The city is in the middle of a “humanitarian crisis,” Fabien Levy, a spokesman for Mayor Eric Adams, said in a statement Friday evening, adding: “We are opening emergency shelters and respite centers daily, but we are out of space. We will continue to communicate with local elected officials as we open more emergency sites.”

New York City, which is the only major U.S. city with a “right-to-shelter” law, has struggled to house the influx of migrants who have been bused from states like Texas since last year. Mr. Adams has proposed, pivoted from and implemented many options for housing migrants over the past year, even considering placing people on a cruise ship docked in Staten Island.

Earlier this week, Mr. Adams used an executive order to temporarily suspend some of the rules related to its longstanding guarantee to shelter anyone who needs it, including those that require that families be placed in private rooms with bathrooms and kitchens and those that guide how quickly people must be placed in shelters.
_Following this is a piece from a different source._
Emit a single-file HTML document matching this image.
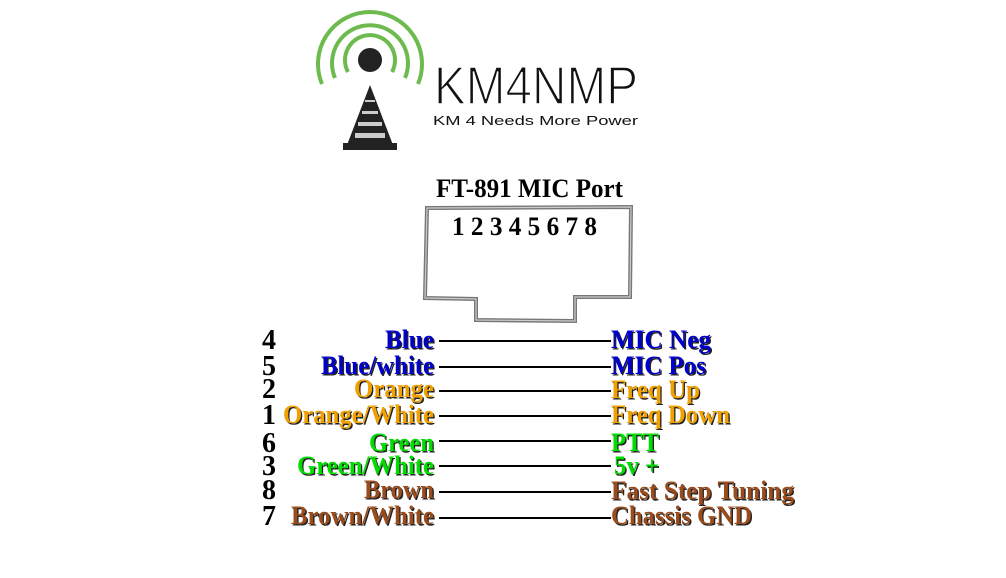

“This is not a decision taken lightly,” Mr. Levy said in a statement Wednesday night. “And we will make every effort to get asylum seekers into shelter as quickly as possible, as we have done since Day 1.”

Increasingly frustrated in recent months, the mayor has criticized President Biden and pushed for federal emergency aid.

Earlier this month, Mr. Adams said the city was projecting that it would spend $4.3 billion over the next two fiscal years to cover the costs of the migrant influx and that roughly 37 percent of that was likely to be covered by the state and federal governments.

As the mayor desperately seeks places to house the migrants who are expected to arrive in the city, he also announced plans to begin busing migrants to other counties in the state, setting off a clash with other leaders. On Sunday, he told city leaders to send him a list of all facilities with enough space to accommodate large numbers of migrants.

In an hourslong call on Thursday with more than 100 officials from across the state, Mr. Adams heard complaints that he was not working effectively, adding to criticisms that he had not planned well for a problem he himself had been warning about for the past year.